|Letty and Lucy nearly breathless from the hike.|
We were heading West on I-70 pushing our way home, when Lucy nosed us telling it was time to get out. We pulled into a roadside stop between Topeka and Junction City and the first thing we noticed was a granite sign reading "Blue Star Memorial Highway." Since my mother was a staunch Republican from Kansas I am acutely aware of President Eisenhower's role in our interstate highway system, and am forever grateful for his visionary ability to connect our world.

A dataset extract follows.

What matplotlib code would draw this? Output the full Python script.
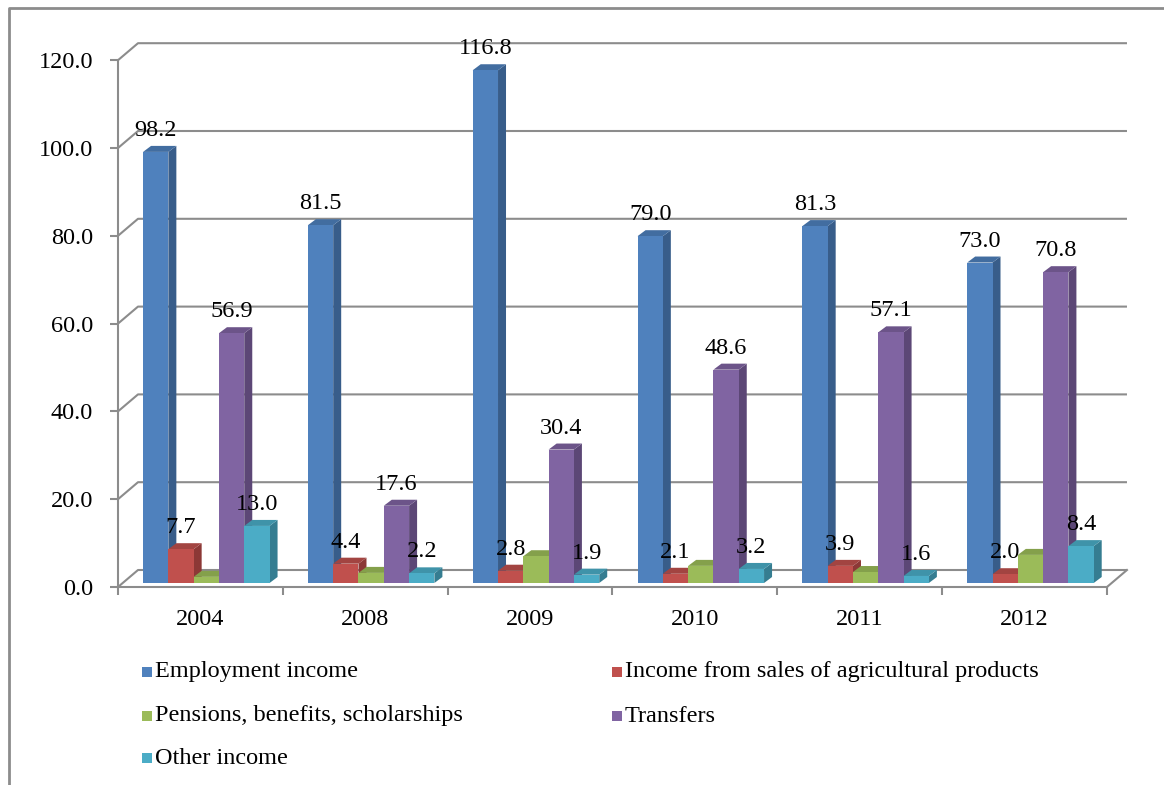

Lucy's nose took us beyond the Blue Star sign and to a hidden path in the brown bushy undergrowth on the side hill. Thanks to Lucy we discovered the most fabulous site in Kansas that I believe many people never see. We climbed past a path that led to the parked cars for the East bound traffic, and continued spiraling upwards, in Kansas no less. This steel sculpture atop a hill of divided highways remained hidden from our sight until we stepped through the winter brown trees and bushes and emerged high over the plains.
When at last the bushes cleared away and we stood alone on top of this brown scene, our eyes were astounded at the vistas with hawks flying below us and around us. For miles we could see in any direction and felt as if we had discovered solitude and nature in the middle of rolling hills and roaring traffic. What a contrast of earth's beauty from the snow covered ground in Wisconsin, to the rolling farm lands in Iowa, to the Flint Hills of Kansas.
|Awestruck beauty in brown tones, as only nature paints.|
Under the tower Lucy found the plate telling us about our discovery. "Guard of the Plains" by James Kirby Johnson, November 1970. What a grand culmination to our Honeymoon Retirement Adventure. I'm so thankful that someone in Kansas had a vision and believed in artwork as a way to entice people's imagination.